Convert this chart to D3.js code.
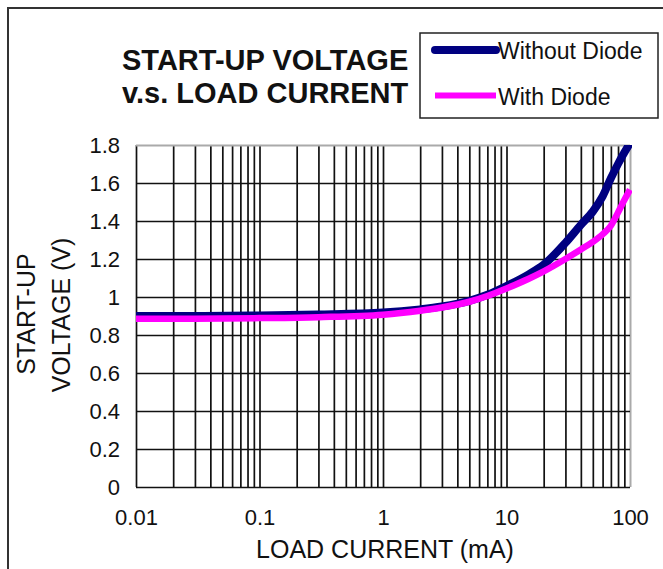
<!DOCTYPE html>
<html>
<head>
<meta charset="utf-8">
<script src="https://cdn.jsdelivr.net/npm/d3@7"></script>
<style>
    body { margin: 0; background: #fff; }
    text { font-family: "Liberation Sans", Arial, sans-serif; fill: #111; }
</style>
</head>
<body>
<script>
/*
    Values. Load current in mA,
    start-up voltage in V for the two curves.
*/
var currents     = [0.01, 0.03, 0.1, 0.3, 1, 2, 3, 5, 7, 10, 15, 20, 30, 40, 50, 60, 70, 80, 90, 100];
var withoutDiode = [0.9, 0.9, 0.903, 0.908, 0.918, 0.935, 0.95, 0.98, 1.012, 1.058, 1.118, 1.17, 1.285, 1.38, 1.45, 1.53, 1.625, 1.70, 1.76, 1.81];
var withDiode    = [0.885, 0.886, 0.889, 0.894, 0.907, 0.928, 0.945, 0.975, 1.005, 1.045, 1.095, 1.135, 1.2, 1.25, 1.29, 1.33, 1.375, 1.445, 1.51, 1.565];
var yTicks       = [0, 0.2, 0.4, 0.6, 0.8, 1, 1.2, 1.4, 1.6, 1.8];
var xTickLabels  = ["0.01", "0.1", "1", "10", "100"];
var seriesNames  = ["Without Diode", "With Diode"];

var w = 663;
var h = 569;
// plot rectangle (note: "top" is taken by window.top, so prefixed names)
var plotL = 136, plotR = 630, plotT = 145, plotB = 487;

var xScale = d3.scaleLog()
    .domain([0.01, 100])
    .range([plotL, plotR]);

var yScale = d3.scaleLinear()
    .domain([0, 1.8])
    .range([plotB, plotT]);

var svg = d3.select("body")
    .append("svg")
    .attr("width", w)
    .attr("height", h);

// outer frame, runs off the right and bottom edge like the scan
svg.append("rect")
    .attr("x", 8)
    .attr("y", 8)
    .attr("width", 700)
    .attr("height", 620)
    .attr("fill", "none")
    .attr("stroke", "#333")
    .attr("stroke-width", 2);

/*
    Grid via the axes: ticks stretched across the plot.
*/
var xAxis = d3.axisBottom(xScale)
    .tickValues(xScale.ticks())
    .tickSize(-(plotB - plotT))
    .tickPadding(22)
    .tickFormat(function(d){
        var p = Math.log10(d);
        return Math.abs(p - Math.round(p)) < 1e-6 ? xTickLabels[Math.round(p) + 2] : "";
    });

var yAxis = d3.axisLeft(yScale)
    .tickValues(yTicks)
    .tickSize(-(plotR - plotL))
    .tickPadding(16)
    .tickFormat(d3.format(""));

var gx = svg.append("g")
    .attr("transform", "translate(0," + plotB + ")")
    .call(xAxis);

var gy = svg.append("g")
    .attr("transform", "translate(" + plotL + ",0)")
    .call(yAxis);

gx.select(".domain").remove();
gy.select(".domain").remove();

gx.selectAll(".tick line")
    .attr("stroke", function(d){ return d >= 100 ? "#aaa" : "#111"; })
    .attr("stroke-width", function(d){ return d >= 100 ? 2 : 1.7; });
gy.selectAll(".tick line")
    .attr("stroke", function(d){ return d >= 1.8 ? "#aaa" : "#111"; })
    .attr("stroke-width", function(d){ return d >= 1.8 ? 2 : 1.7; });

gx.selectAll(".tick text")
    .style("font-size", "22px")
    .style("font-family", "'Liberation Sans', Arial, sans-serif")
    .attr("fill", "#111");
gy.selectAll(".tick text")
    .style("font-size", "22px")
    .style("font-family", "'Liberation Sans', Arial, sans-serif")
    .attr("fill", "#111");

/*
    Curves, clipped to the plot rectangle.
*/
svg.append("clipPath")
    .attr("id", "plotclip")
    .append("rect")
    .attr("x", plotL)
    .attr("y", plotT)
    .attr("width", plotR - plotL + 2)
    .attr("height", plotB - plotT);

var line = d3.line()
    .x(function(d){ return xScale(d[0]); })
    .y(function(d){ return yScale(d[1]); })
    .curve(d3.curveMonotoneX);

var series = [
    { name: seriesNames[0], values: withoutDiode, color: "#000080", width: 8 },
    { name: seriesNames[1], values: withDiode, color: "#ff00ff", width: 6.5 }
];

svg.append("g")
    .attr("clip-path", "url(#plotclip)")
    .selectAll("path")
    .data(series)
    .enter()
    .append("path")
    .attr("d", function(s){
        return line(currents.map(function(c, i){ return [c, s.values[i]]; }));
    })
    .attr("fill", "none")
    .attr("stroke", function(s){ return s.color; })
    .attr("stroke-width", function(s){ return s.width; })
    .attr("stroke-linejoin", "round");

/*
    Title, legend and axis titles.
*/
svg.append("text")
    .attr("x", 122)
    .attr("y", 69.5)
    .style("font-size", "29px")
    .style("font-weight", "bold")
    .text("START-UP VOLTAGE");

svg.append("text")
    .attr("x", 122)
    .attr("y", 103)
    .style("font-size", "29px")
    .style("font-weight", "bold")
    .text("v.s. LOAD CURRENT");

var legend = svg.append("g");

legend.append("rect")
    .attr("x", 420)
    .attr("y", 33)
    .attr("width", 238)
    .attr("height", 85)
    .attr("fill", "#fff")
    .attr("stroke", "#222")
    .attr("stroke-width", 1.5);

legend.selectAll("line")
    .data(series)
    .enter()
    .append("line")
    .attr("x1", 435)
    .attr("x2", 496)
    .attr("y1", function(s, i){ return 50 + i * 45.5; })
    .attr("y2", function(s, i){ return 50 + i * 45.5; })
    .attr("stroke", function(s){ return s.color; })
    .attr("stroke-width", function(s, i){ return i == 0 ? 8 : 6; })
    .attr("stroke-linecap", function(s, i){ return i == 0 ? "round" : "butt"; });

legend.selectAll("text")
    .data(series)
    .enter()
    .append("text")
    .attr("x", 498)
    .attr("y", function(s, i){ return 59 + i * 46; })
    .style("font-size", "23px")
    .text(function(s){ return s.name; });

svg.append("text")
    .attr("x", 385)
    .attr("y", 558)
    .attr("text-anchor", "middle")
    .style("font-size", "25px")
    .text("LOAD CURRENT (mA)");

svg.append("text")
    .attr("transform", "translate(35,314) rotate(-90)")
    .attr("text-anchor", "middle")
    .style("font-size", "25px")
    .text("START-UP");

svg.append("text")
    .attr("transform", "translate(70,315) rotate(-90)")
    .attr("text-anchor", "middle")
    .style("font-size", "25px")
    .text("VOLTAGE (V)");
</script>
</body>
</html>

________________________

Repeat the listing above up to and including the line with "var plotL = 136, plotR", starting from its first line. Drop any pictures.

Convert this chart to D3.js code.
<!DOCTYPE html>
<html>
<head>
<meta charset="utf-8">
<script src="https://cdn.jsdelivr.net/npm/d3@7"></script>
<style>
    body { margin: 0; background: #fff; }
    text { font-family: "Liberation Sans", Arial, sans-serif; fill: #111; }
</style>
</head>
<body>
<script>
/*
    Values. Load current in mA,
    start-up voltage in V for the two curves.
*/
var currents     = [0.01, 0.03, 0.1, 0.3, 1, 2, 3, 5, 7, 10, 15, 20, 30, 40, 50, 60, 70, 80, 90, 100];
var withoutDiode = [0.9, 0.9, 0.903, 0.908, 0.918, 0.935, 0.95, 0.98, 1.012, 1.058, 1.118, 1.17, 1.285, 1.38, 1.45, 1.53, 1.625, 1.70, 1.76, 1.81];
var withDiode    = [0.885, 0.886, 0.889, 0.894, 0.907, 0.928, 0.945, 0.975, 1.005, 1.045, 1.095, 1.135, 1.2, 1.25, 1.29, 1.33, 1.375, 1.445, 1.51, 1.565];
var yTicks       = [0, 0.2, 0.4, 0.6, 0.8, 1, 1.2, 1.4, 1.6, 1.8];
var xTickLabels  = ["0.01", "0.1", "1", "10", "100"];
var seriesNames  = ["Without Diode", "With Diode"];

var w = 663;
var h = 569;
// plot rectangle (note: "top" is taken by window.top, so prefixed names)
var plotL = 136, plotR = 630, plotT = 145, plotB = 487;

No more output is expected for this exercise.